Newcastle’s Stephenson workshop repurposed as business centre – BBC News


Image caption, The Pattern Shop is where Robert Stephenson built and exported steam engines all around the world

  • Author, Julie Smith
  • Role, BBC Look North

A pandemic-delayed conversion of a Victorian engineering workshop will inspire creativity, a developer has said.

The Pattern Shop in Newcastle is where Robert Stephenson built and exported steam engines all around the world in the late-1800s.

The Grade II listed structure fell empty in 2008 and was “slowly becoming derelict”, Newcastle City Council said, before plans were submitted to turn it into a business centre.

People are able to visit the completed £9m regeneration on Saturday evening, which features original fittings such as cast iron pillars in the engine hall.

Stephenson’s most famous invention, the Rocket, was the first modern steam locomotive.

The Pattern Shop sits on 4.3 acres of brownfield land within the Stephenson Quarter, behind Central Station.

Developers converted the building with an emphasis on retaining as many original features as possible.
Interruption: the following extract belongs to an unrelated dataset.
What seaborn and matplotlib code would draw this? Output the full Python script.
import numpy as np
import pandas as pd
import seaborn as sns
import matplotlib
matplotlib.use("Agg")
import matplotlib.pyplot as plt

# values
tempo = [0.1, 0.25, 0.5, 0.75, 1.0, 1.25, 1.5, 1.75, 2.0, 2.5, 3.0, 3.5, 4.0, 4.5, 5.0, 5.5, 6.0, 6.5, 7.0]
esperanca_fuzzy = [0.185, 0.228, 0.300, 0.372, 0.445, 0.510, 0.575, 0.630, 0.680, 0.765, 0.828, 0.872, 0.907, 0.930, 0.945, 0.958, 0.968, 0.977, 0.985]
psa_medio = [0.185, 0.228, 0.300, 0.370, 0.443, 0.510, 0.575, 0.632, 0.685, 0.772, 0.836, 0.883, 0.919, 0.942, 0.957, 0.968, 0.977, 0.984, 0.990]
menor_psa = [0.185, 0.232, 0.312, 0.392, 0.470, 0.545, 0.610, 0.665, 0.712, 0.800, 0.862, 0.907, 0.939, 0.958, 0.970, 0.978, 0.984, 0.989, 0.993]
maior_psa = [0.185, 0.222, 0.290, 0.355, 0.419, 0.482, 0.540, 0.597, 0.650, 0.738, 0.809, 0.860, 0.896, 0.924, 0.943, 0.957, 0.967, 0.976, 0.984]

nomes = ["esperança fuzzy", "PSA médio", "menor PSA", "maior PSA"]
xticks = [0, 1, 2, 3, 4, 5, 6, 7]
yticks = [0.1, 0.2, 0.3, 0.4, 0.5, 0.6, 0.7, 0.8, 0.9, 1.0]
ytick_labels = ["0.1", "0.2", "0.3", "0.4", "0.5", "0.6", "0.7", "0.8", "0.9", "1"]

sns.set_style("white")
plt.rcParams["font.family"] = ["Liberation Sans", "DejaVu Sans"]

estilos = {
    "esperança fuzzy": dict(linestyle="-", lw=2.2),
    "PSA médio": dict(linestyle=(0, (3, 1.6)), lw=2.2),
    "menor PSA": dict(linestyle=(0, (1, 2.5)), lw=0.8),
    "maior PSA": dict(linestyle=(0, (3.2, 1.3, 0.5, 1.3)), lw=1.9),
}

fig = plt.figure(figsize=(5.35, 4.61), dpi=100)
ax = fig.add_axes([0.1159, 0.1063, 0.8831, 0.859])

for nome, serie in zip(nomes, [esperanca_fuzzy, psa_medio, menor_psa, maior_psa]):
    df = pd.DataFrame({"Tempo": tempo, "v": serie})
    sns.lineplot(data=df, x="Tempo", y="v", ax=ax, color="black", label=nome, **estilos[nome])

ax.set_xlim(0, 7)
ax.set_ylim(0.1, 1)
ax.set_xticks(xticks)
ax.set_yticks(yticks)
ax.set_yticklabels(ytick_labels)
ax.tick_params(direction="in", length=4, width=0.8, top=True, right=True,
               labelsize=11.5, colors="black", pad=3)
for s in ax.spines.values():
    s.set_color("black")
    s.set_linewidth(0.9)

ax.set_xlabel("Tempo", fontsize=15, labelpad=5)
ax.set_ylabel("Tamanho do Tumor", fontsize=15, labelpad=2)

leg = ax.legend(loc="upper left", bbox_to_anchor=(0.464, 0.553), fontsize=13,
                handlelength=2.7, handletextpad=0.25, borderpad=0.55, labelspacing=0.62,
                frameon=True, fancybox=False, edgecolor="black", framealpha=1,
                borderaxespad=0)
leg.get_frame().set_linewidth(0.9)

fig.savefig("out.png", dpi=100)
Image caption, The original large arched windows were preserved

Newcastle City Council said the completion was the culmination of a “difficult two-year period which overcame a pandemic, a change of contractor when the original contractor went bust, and rampant inflation which pushed the cost of building materials through the roof”.

Heritage expert Lauren Dunbar, from the Common Room, said working in a historical building was “inspiring”.

“I think working somewhere like this really adds weight to what you can create and what you can do,” she said.

The Pattern Shop is the first in a collection of planned buildings within the Stephenson Quarter called Founders Place.

Members of the public can join a tour of the building on Saturday between 18:30 and 22:00 BST, as part of the late shows series.